I first found this to be true after site visits in Africa.  Envy sabotaged Peace Corps trainees' happiness.  Before seeing our future homes that we would be living in for the next two years, we were naive optimists excited about every little thing, every little difference, writing letters home about all the amazing differences and how we were surviving them, the heat and massive thunderstorms drumming on aluminum roofs, the squat toilets, the markets, the people, the lack of electricity and water, hand washing our clothes, taking bucket baths, eating wild porcupine.  We had no idea what to expect about our future homes.  

When asked during our site placement interviews, what kind of place do you want to live in, our lack of experience and knowledge about African villages and Peace Corps homes in those villages, made our answers meaningless.  I remember saying, "I want a place with as few mosquitoes as possible."  What else could I ask for?  a place with electricity, running water, Internet, a host family,  vegetables and fruit, a close by Peace Corps neighbor, a hut with a grass roof, a house, a city apartment, an indoor bathroom?

After site visits, trainees returned to the training site excited and ready to describe their new homes in great detail.  This is when a shift happened in the overall mood of the group.  A few people started feeling envious.... What?  You have a tiled bathroom, 20 couches, and 10 empty rooms in a mansion?  Really?  You have electricity?  I didn't even know that was a possibility.  What?  You have a western toilet?  Serious?  Woah!!  You have an internet bar in your city?  Hmm... I've got bats and poop covering the floors of my house.  My walls are dirty and horrible.  My village only has onions.  I have no latrine.  I have to walk a kilometer down a hill to fetch water to carry back up the hill to my house.  
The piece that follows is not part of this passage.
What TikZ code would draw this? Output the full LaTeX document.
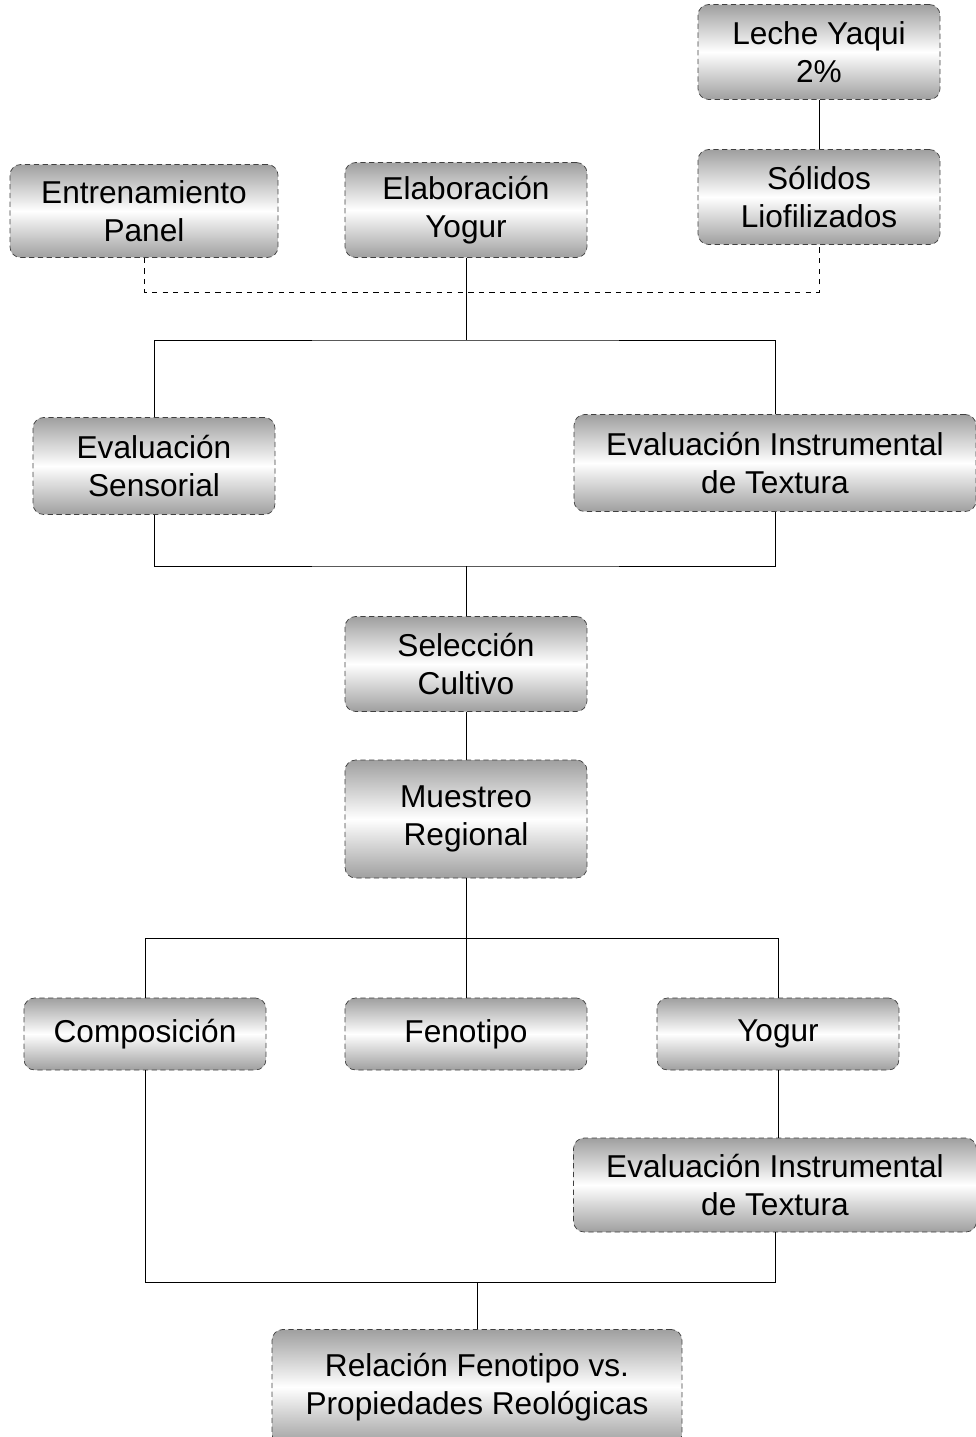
\documentclass[tikz,border=0pt]{standalone}
\usepackage{fontspec}
\setmainfont{Liberation Sans}
\usepackage{xcolor}
\colorlet{colEdge}{black!75}
\colorlet{colShade}{gray!75}
\usepackage{tikz}
\usetikzlibrary{positioning, calc}
\tikzset{
	link/.style={thin, black},
	optlink/.style={thin, black, dash pattern=on 3pt off 3pt},
}

\begin{document}
\begin{tikzpicture}[
		x=0.02cm, y=-0.02cm,
		stagebox/.style={draw=colEdge, densely dashed, thin, rounded corners=6pt,
			top color=colShade, bottom color=colShade, middle color=white,
			minimum width=4.84cm, minimum height=1.9cm, align=center,
			inner sep=2pt, font=\fontsize{18}{21.5}\selectfont},
	]
		\useasboundingbox (0,0) rectangle (976,1437);

		% raw material and preparation
		\node[stagebox] (leche) at (819,52)  {Leche Yaqui\\2\%};
		\node[stagebox] (solid) at (819,197) {Sólidos\\Liofilizados};
		\node[stagebox, minimum width=5.36cm, minimum height=1.86cm] (panel) at (144,211) {Entrenamiento\\Panel};
		\node[stagebox] (elab)  at (466,210) {Elaboración\\Yogur};

		% first evaluation round
		\node[stagebox, minimum height=1.94cm] (sens) at (154,466) {Evaluación\\Sensorial};
		\node[stagebox, minimum width=8.04cm, minimum height=1.94cm] (instrA) at (775,463)
			{Evaluación Instrumental\\de Textura};

		\node[stagebox] (selec) at (466,664) {Selección\\Cultivo};
		\node[stagebox, minimum height=2.36cm] (muest) at (466,819) {Muestreo\\Regional};

		% regional sampling branches
		\node[stagebox, minimum height=1.44cm] (comp)  at (145,1034) {Composición};
		\node[stagebox, minimum height=1.44cm] (feno)  at (466,1034) {Fenotipo};
		\node[stagebox, minimum height=1.44cm] (yogur) at (778,1034) {Yogur};
		\node[stagebox, minimum width=8.06cm, minimum height=1.88cm] (instrB) at (775,1185)
			{Evaluación Instrumental\\de Textura};

		\node[stagebox, minimum width=8.2cm, minimum height=2.3cm] (rel) at (477,1387)
			{Relación Fenotipo vs.\\Propiedades Reológicas};

		% junctions
		\coordinate (jA) at (466,292);
		\coordinate (jB) at (466,340);
		\coordinate (jC) at (466,566);
		\coordinate (jD) at (466,938);
		\coordinate (jE) at (477,1282);

		\draw[link] (leche) -- (solid);
		\draw[optlink] (panel.south) |- (jA) -| (solid.south);
		\draw[link] (elab) -- (jB);
		\draw[link] (sens.north) |- (jB) -| (instrA.north);
		\draw[link] (sens.south) |- (jC) -| (instrA.south);
		\draw[link] (jC) -- (selec);
		\draw[link] (selec) -- (muest);
		\draw[link] (muest) -- (feno);
		\draw[link] (comp.north) |- (jD) -| (yogur.north);
		\draw[link] (yogur.south) -- (yogur.south |- instrB.north);
		\draw[link] (comp.south) |- (jE) -| (instrB.south);
		\draw[link] (jE) -- (rel);
	\end{tikzpicture}
\end{document}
The envious few turned the initial optimism of the group into complaint sessions and no longer was there an overall positive mood anymore.  Instead things became more stressful and people started thinking about going back home to the USA.  For a few, happiness was replaced by envy through comparing what they had to what others had.  

How do we prevent envy from entering our lives?  For some reason, I just don't care what others have, find that what I do have is great and often wish I had even less; however, envy doesn't always enter the picture though materialism.  There are other ways envy can rear its ugly head like when you start comparing your personality and looks to others, or when you are single and start comparing yourself to so many happy couples.  For me, I stop envy by trying my best to stop comparing with a judgement of better or worse.  I look around me and just say "Wow.  They're different.  They have different things, have different personalities and talents, and different lives.  Cool.  Neato."